Other than that, I am majorly stressing over my Fertility Clinic appt tomorrow. I'm pushing for surgery and trying not to think about the [rather secondary] issue of my fertility. My anxiety has me worrying someone will say I have to wait a long time before I can have it done, or that it can't be done by scope and I'd need another laparotomy, or that I need more tests done first. I hate the unknown -- being in the dark just gives my imagination the freedom to go to deep dark places.
The weather shift this week has gifted me a series of migraines. My boobs hurt for no apparent reason and this makes me paranoid. Is it possible to get a yeast infection when not nursing? It feels the way I'd imagine one to feel, except that I never experienced one when they were being used for that purpose. On a related note, my 4yr old thinks that boobs would make cool milk-squirting machine guns. I'm don't know how to begin processing that through my cluttered head. He's.. imaginative. Oy.

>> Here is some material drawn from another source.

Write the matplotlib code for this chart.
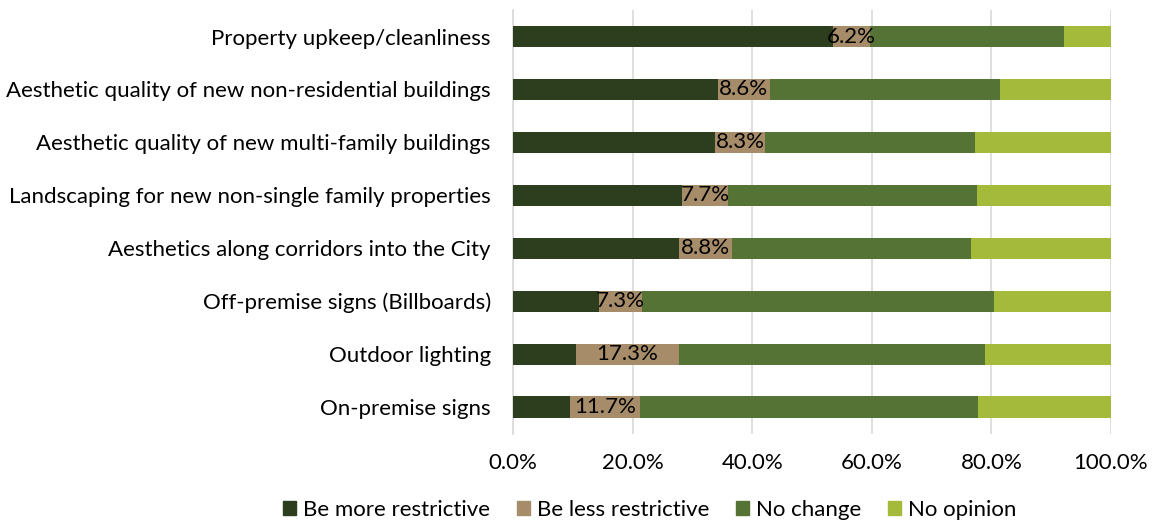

For the very first time in my life, I am reading The Hitchhiker's Guide To The Galaxy. I always considered it the domain of the freaky Dungeons and Dragons crowd in high school and, as such, avoided it like the plague. The line between them and me is now, I do believe, drawn on the other side of them -- and, having surpassed them in my freaky geekiness, I do believe it's time to read this and be done with it.
I'm hanging on for Friday -- heading to the Ex to check out The Trews.